How to manage the cuda streams and TensorRT context in multiple threads GPU application?

For a tensorrt trt file, we will load it to an engine, and create Tensorrt context for the engine. Then use cuda stream to inference by calling context->enqueueV2().

Do we need to call cudaCreateStream() after the Tensorrt context is created? Or just need to after selecting GPU device calling SetDevice()? How the TensorRT associate the cuda stream and Tensorrt context?

Can we use multiple streams with one Tensorrt context?

In a multiple thread C++ application, each thread uses one model to inference, one model might be loaded in more than 1 thread; So, in one thread, do we just need 1 engine, 1 context and 1 stream or multiple streams?

Solution

Do we need to call cudaCreateStream() after the Tensorrt context is created?

By cudaCreateStream() do you mean cudaStreamCreate()?

You can create them after you've created your engine and runtime.

As a bonus trivia, you don't necessarily have to use CUDA streams at all. I have tried copying my data from host to device, calling enqueueV2() and then copying the from device to host without using a CUDA stream. It worked fine.

How the TensorRT associate the cuda stream and Tensorrt context?

The association is that you can pass the same CUDA stream as an argument to all of the function calls. The following c++ code will illustrate this:

void infer(std::vector<void*>& deviceMemory, void* hostInputMemory, size_t hostInputMemorySizeBytes, cudaStream_t& cudaStream)
{
  auto success = cudaMemcpyAsync(deviceMemory, hostInputMemory, hostInputMemorySizeBytes, cudaMemcpyHostToDevice, cudaStream)
  if (not success) {... handle errors...}

  if (not executionContext.enqueueV2(static_cast<void**>(deviceMemory.data()), cudaStream, nullptr)
  { ... handle errors...}

  void* outputHostMemory; // allocate size for all bindings
  size_t outputMemorySizeBytes;
  auto success2 = cudaMemcpyAsync(&outputHostMemory, &deviceMemory.at(0), outputMemorySizeBytes, cudaMemcpyDeviceToHost, cudaStream);
  if (not success2) {... error handling ...}

  cudaStream.waitForCompletion();
}

You can check this repository if you want a full working example in c++. My code above is just an illustration.

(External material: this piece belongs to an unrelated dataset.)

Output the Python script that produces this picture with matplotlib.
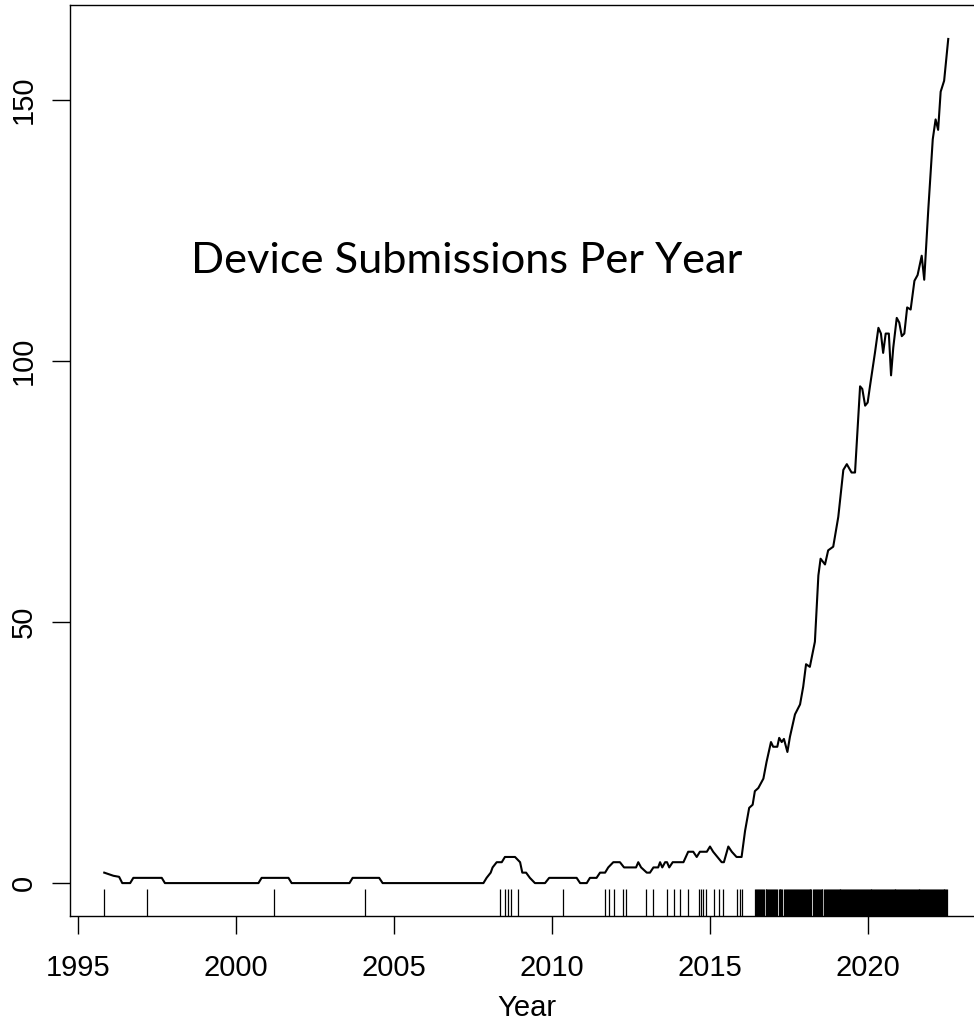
import matplotlib
matplotlib.use("Agg")
import matplotlib.pyplot as plt
import numpy as np

# line vertices (year, submissions in the surrounding year)
line_years = [1995.84, 1996.13, 1996.31, 1996.41, 1996.66, 1996.76, 1997.66, 1997.76,
              2000.72, 2000.82, 2001.67, 2001.77, 2003.60, 2003.70, 2004.54, 2004.65,
              2007.84, 2007.94, 2008.07, 2008.13, 2008.26, 2008.42, 2008.52, 2008.84,
              2009.00, 2009.07, 2009.19, 2009.31, 2009.47, 2009.79, 2009.92, 2010.79,
              2010.90, 2011.11, 2011.21, 2011.42, 2011.53, 2011.69, 2011.79, 2011.95,
              2012.16, 2012.29, 2012.67, 2012.74, 2012.83, 2013.01, 2013.11, 2013.22,
              2013.37, 2013.43, 2013.50, 2013.59, 2013.65, 2013.72, 2013.83, 2014.17,
              2014.32, 2014.48, 2014.59, 2014.69, 2014.91, 2015.01, 2015.11, 2015.38,
              2015.45, 2015.59, 2015.70, 2015.85, 2016.01, 2016.12, 2016.25, 2016.36,
              2016.43, 2016.54, 2016.70, 2016.80, 2016.94, 2017.01, 2017.14, 2017.20,
              2017.28, 2017.35, 2017.46, 2017.54, 2017.70, 2017.86, 2017.96, 2018.05,
              2018.17, 2018.33, 2018.44, 2018.51, 2018.65, 2018.75, 2018.91, 2019.07,
              2019.23, 2019.34, 2019.49, 2019.60, 2019.76, 2019.83, 2019.92, 2020.00,
              2020.07, 2020.23, 2020.34, 2020.42, 2020.49, 2020.57, 2020.67, 2020.74,
              2020.81, 2020.92, 2021.00, 2021.08, 2021.16, 2021.25, 2021.36, 2021.48,
              2021.58, 2021.71, 2021.79, 2021.92, 2022.06, 2022.15, 2022.23, 2022.31,
              2022.42, 2022.55]
line_counts = [2.0, 1.4, 1.2, 0, 0, 1, 1, 0,
               0, 1, 1, 0, 0, 1, 1, 0,
               0, 1, 2, 3, 4, 4, 5, 5,
               4, 2, 2, 1, 0, 0, 1, 1,
               0, 0, 1, 1, 2, 2, 3, 4,
               4, 3, 3, 4, 3, 2, 2, 3,
               3, 4, 3, 4, 4, 3, 4, 4,
               6, 6, 5, 6, 6, 7, 6, 4,
               4, 7, 6, 5, 5, 10, 14.4, 15,
               17.6, 18.2, 20, 23.2, 27, 26.1, 26.1, 27.8,
               27, 27.6, 25.1, 28, 32.3, 34.2, 37.6, 41.9,
               41.4, 46.2, 58.9, 62.1, 61, 63.7, 64.4, 70.1,
               79.1, 80.2, 78.6, 78.6, 95.1, 94.6, 91.4, 92,
               95, 101.5, 106.3, 105.2, 101.5, 105.2, 105.2, 97.2,
               102.5, 108.2, 107.3, 104.7, 105.2, 110.2, 109.8, 115.3,
               116.4, 120.1, 115.5, 129.1, 142.4, 146.2, 144.2, 151.5,
               153.6, 161.6]

# submission dates (rug)
rug_early = [1995.84, 1997.18, 2001.20, 2004.10, 2008.36, 2008.52, 2008.62, 2008.70,
             2008.92, 2010.36, 2011.70, 2011.81, 2011.98, 2012.27, 2012.36, 2012.99,
             2013.22, 2013.64, 2013.88, 2014.06, 2014.30, 2014.65, 2014.72, 2014.78,
             2014.88, 2015.15, 2015.29, 2015.43, 2015.85, 2015.97, 2016.01]
rug_2016 = [2016.44, 2016.47, 2016.50, 2016.54, 2016.57, 2016.60, 2016.63, 2016.67,
            2016.70, 2016.73, 2016.77, 2016.79, 2016.82, 2016.86, 2016.89, 2016.92,
            2016.95, 2016.98]
rug_2017 = [2017.01, 2017.04, 2017.07, 2017.11, 2017.14, 2017.18, 2017.21, 2017.24,
            2017.27, 2017.30, 2017.34, 2017.37, 2017.40, 2017.44, 2017.47, 2017.50,
            2017.53, 2017.56, 2017.60, 2017.63, 2017.66, 2017.69, 2017.72, 2017.76,
            2017.79, 2017.82, 2017.85, 2017.88, 2017.91, 2017.95, 2017.98]
rug_2018 = [2018.01, 2018.04, 2018.07, 2018.10, 2018.13, 2018.16, 2018.19, 2018.22,
            2018.27, 2018.30, 2018.33, 2018.36, 2018.39, 2018.42, 2018.45, 2018.48,
            2018.51, 2018.54, 2018.57, 2018.62, 2018.65, 2018.68, 2018.72, 2018.75,
            2018.78, 2018.81, 2018.84, 2018.87, 2018.90, 2018.93, 2018.96, 2018.99]
rug_2019 = [2019.02, 2019.05, 2019.08, 2019.11, 2019.14, 2019.17, 2019.20, 2019.23,
            2019.26, 2019.29, 2019.32, 2019.36, 2019.39, 2019.42, 2019.45, 2019.48,
            2019.51, 2019.54, 2019.57, 2019.60, 2019.63, 2019.66, 2019.69, 2019.72,
            2019.76, 2019.79, 2019.82, 2019.85, 2019.88, 2019.91, 2019.94, 2019.97]
rug_2020 = [2020.00, 2020.03, 2020.06, 2020.09, 2020.12, 2020.15, 2020.18, 2020.21,
            2020.24, 2020.27, 2020.30, 2020.33, 2020.36, 2020.40, 2020.43, 2020.46,
            2020.49, 2020.52, 2020.55, 2020.58, 2020.61, 2020.64, 2020.67, 2020.70,
            2020.73, 2020.76, 2020.79, 2020.82, 2020.85, 2020.88, 2020.91, 2020.94,
            2020.97]
rug_2021 = [2021.00, 2021.03, 2021.06, 2021.09, 2021.12, 2021.15, 2021.18, 2021.21,
            2021.24, 2021.27, 2021.30, 2021.34, 2021.37, 2021.40, 2021.43, 2021.46,
            2021.49, 2021.52, 2021.55, 2021.58, 2021.61, 2021.64, 2021.67, 2021.70,
            2021.73, 2021.76, 2021.79, 2021.83, 2021.86, 2021.89, 2021.92, 2021.95,
            2021.98]
rug_2022 = [2022.01, 2022.04, 2022.07, 2022.10, 2022.13, 2022.16, 2022.19, 2022.22,
            2022.25, 2022.28, 2022.31, 2022.34, 2022.37, 2022.40, 2022.43, 2022.46,
            2022.49, 2022.51]

x_ticks = [1995, 2000, 2005, 2010, 2015, 2020]
y_ticks = [0, 50, 100, 150]


def main():
    plt.rcParams['font.family'] = ['Liberation Sans', 'DejaVu Sans']
    fig = plt.figure(figsize=(9.74, 10.25), dpi=100)
    ax = fig.add_axes([70 / 974, 1 - 916 / 1025, 913 / 974, 911 / 1025])

    ax.plot(line_years, line_counts, color='black', lw=1.5)

    rug = rug_early + rug_2016 + rug_2017 + rug_2018 + rug_2019 + rug_2020 + rug_2021 + rug_2022
    ax.vlines(rug, 0, 0.03, transform=ax.get_xaxis_transform(), color='black', lw=0.9)

    ax.set_xlim(1994.756, 2023.65)
    ax.set_ylim(-6.3, 168.1)
    ax.set_xticks(x_ticks)
    ax.set_yticks(y_ticks)
    ax.set_yticklabels([str(v) for v in y_ticks], rotation=90, va='center')
    ax.tick_params(axis='both', direction='out', length=13, width=1.0, labelsize=21, color='black')
    ax.tick_params(axis='x', pad=14)
    ax.tick_params(axis='y', pad=10)
    for s in ax.spines.values():
        s.set_linewidth(1.0)
    ax.set_xlabel('Year', fontsize=21, labelpad=9)

    ax.text(2007.3, 119, 'Device Submissions Per Year', fontsize=31.2, family='Lato',
            ha='center', va='center')

    fig.savefig('out.png', dpi=100)


if __name__ == "__main__":
    main()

Can we use multiple streams with one Tensorrt context?

If I understood your question correctly, according to this document the answer is no.

In a multiple thread C++ application, each thread uses one model to inference, one model might be loaded in more than 1 thread; So, in one thread, do we just need 1 engine, 1 context and 1 stream or multiple streams?

one model might be loaded in more than 1 thread

this doesn't sound right.

An engine (nvinfer1::ICudaEngine) is created from a TensorRT engine file. The engine creates an execution context that is used for inference.

This part of TensorRT developer guide states which operations are thread safe. The rest can be considered non-thread safe.